Periodontitis, also known as periodontal disease, is among the most common health problems in veterinary practice. Indeed, over 80% of dogs older than three suffer from active dental diseases.
The problem is that only a few canines show visible signs of periodontitis, which is often painful for dogs, devastating their mouths and eroding gums. It leads to gum infections, missing teeth, bone loss, and other severe health problems.
That is why regular vet visits are critical so you can uncover, treat, or even prevent the problem.
What is periodontitis?
Periodontitis is a term describing the infection in a dog’s mouth, affecting its gums, teeth, and surrounding structures. It’s about the inflammation of the periodontium, i.e., the four tissues – gingiva, cementum, periodontal ligament, and alveolar bone – surrounding a tooth).
The disease begins with gingivitis (gum inflammation) and, if left untreated, spreads into teeth, destroying bones. As a result, a dog loses teeth and gets other organs (kidneys, heart, liver, and pancreas) affected.

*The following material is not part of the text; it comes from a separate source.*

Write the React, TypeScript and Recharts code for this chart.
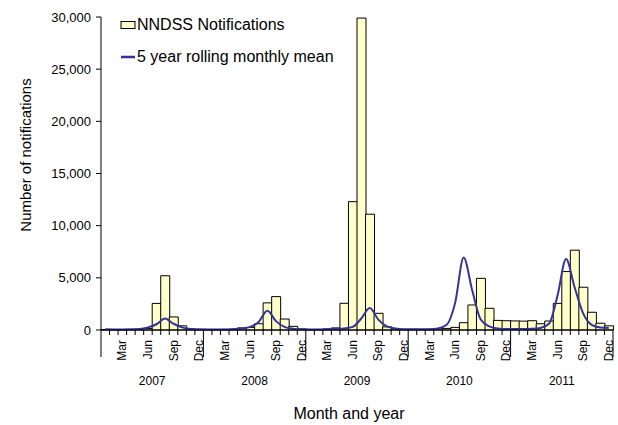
import { ComposedChart, Bar, Line, XAxis, YAxis, Legend } from "recharts";

const months = ["Jan", "Feb", "Mar", "Apr", "May", "Jun", "Jul", "Aug", "Sep", "Oct", "Nov", "Dec"];
const years = ["2007", "2008", "2009", "2010", "2011"];
const labelledMonths = ["Mar", "Jun", "Sep", "Dec"];

// NNDSS notifications, Jan 2007 .. Dec 2011
const notifications = [
  50, 40, 40, 50, 80, 150, 2550, 5200, 1250, 400, 100, 50,
  50, 50, 60, 80, 200, 250, 600, 2600, 3200, 1050, 350, 100,
  50, 50, 100, 200, 2560, 12300, 29900, 11100, 1600, 300, 100, 50,
  60, 60, 70, 100, 150, 250, 700, 2400, 4950, 2080, 920, 890,
  870, 850, 890, 600, 860, 2550, 5600, 7650, 4100, 1700, 650, 400,
];

// 5 year rolling monthly mean
const rollingMean = [
  60, 50, 50, 60, 100, 250, 550, 1100, 600, 250, 100, 60,
  50, 50, 50, 80, 150, 300, 800, 1850, 850, 300, 120, 60,
  50, 50, 60, 100, 150, 300, 1100, 2100, 1000, 350, 150, 80,
  70, 70, 80, 150, 500, 2600, 6950, 3800, 1000, 350, 150, 100,
  100, 100, 120, 200, 600, 3300, 6800, 4100, 1600, 500, 250, 200,
];

const yTicks = [0, 5000, 10000, 15000, 20000, 25000, 30000];

const data = years.flatMap((year, yi) =>
  months.map((month, mi) => ({
    key: `${month} ${year}`,
    month,
    year,
    notifications: notifications[yi * 12 + mi],
    mean: rollingMean[yi * 12 + mi],
  }))
);

const FONT = "'Liberation Sans', Arial, sans-serif";
const PLOT_W = 512;
const HALF = PLOT_W / data.length / 2;

const MonthTick = (props: any) => {
  const { x, y, index } = props;
  const d = data[index];
  if (!d) return null;
  const mi = months.indexOf(d.month);
  const left = x - HALF;
  return (
    <g>
      <line x1={left} y1={y} x2={left} y2={mi === 0 ? y + 27 : y + 5} stroke="#000" />
      {index === data.length - 1 && (
        <line x1={x + HALF} y1={y} x2={x + HALF} y2={y + 27} stroke="#000" />
      )}
      {labelledMonths.includes(d.month) && (
        <text
          x={x}
          y={y + 10}
          transform={`rotate(-90, ${x}, ${y + 10})`}
          textAnchor="end"
          dominantBaseline="central"
          fontSize={12}
          fontFamily={FONT}
          fill="#000"
        >
          {d.month}
        </text>
      )}
      {mi === 5 && (
        <text
          x={x + HALF}
          y={y + 51}
          textAnchor="middle"
          dominantBaseline="central"
          fontSize={12}
          fontFamily={FONT}
          fill="#000"
        >
          {d.year}
        </text>
      )}
    </g>
  );
};

const renderLegend = () => (
  <div style={{ fontFamily: FONT, fontSize: 16, color: "#000" }}>
    <div style={{ height: 26, display: "flex", alignItems: "center" }}>
      <svg width={16} height={10} style={{ marginRight: 1 }}>
        <rect x={1} y={1.5} width={14} height={7} fill="#FFFFCC" stroke="#000" />
      </svg>
      NNDSS Notifications
    </div>
    <div style={{ height: 26, marginTop: 6, display: "flex", alignItems: "center" }}>
      <svg width={16} height={10} style={{ marginRight: 1 }}>
        <line x1={1} y1={5} x2={15} y2={5} stroke="#333399" strokeWidth={2.5} />
      </svg>
      5 year rolling monthly mean
    </div>
  </div>
);

export default function App() {
  return (
    <div style={{ position: "absolute", left: 0, top: 0, background: "#fff" }}>
      <ComposedChart
        width={618}
        height={425}
        data={data}
        margin={{ top: 17, right: 5, bottom: 0, left: 0 }}
        barCategoryGap={0}
        barGap={0}
        style={{ fontFamily: FONT }}
      >
        <XAxis
          dataKey="key"
          interval={0}
          tickLine={false}
          tickSize={0}
          tickMargin={0}
          height={95}
          axisLine={{ stroke: "#000" }}
          tick={<MonthTick />}
          label={{
            content: () => (
              <text x={349} y={413} textAnchor="middle" dominantBaseline="central" fontSize={16} fontFamily={FONT} fill="#000">
                Month and year
              </text>
            ),
          }}
        />
        <YAxis
          width={101}
          domain={[0, 30000]}
          ticks={yTicks}
          interval={0}
          tickSize={5}
          tickMargin={5}
          axisLine={{ stroke: "#000" }}
          tickLine={{ stroke: "#000" }}
          tick={{ fontSize: 13, fill: "#000", fontFamily: FONT }}
          tickFormatter={(v: number) => v.toLocaleString("en-US")}
          label={{
            content: () => (
              <text x={25} y={155} transform="rotate(-90, 25, 155)" textAnchor="middle" dominantBaseline="central" fontSize={15} fontFamily={FONT} fill="#000">
                Number of notifications
              </text>
            ),
          }}
        />
        <Legend
          content={renderLegend}
          layout="vertical"
          verticalAlign="middle"
          align="center"
          wrapperStyle={{ top: 12, left: 120, width: 280 }}
        />
        <Bar
          dataKey="notifications"
          name="NNDSS Notifications"
          fill="#FFFFCC"
          stroke="#000"
          strokeWidth={1}
          isAnimationActive={false}
        />
        <Line
          type="monotone"
          dataKey="mean"
          name="5 year rolling monthly mean"
          stroke="#333399"
          strokeWidth={2}
          dot={false}
          isAnimationActive={false}
        />
      </ComposedChart>
    </div>
  );
}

Periodontitis has four stages:
- Gingivitis: gums are red, bad breath from the mouth
- Early periodontitis: up to 25% tooth support loss
- Established periodontitis: 25-50% support loss
- Advanced periodontitis: more than 50% tooth support loss
Along with the above-described health problems, the immune system of a dog suffers too: “Busy” with preventing oral bacteria from entering, it becomes less able to deal with its other day-to-day functions.
Reasons for periodontitis in dogs
What’s to blame for periodontitis in dogs? It’s the bacteria in a dog’s mouth, forming plaque on the teeth. With the minerals from saliva, this plaque hardens into tartar (dental calculus), firmly attached to the teeth, and starts to destroy gums and the periodontium.
All dogs suffer from the problem, but smaller breeds face it more often: Their crowded teeth, with less bone mass, accumulate food traces easier, mixing them with saliva and inhabiting more bacteria in the mouth. As a result, dental plaque and tartar appear faster.
The immune system of a dog starts fighting with the bacteria, which leads to inflammation. Gums pull away from teeth, creating so-called pockets – ideal for more bacteria to grow. The older a dog, the higher the risk of developing periodontitis.
Common reasons for abundant bacteria growth in a dog’s mouth:
- Poor nutrition: A lack of essential nutrients in food, no dry food with crunchy texture to help a dog “brush up” teeth.
- Poor oral hygiene: No dog-specific toothbrush and toothpaste, no certain toys created to reduce bacteria in a dog’s mouth.
- Chewing behavior: When a dog chews dirty toys, for example.
- Grooming habits: When a dog licks its coat frequently.
- Teeth alignment: Small breeds have more crowded teeth, which makes them more susceptible to dental diseases.
In a word
Periodontitis is a dental problem most dogs face. It’s caused by the build-up of plaque and tartar on the teeth, leading to serious health problems.
The most common reasons for periodontitis are poor nutrition and hygiene, so pet owners can easily prevent it by proper care and regular checkups at vet clinics.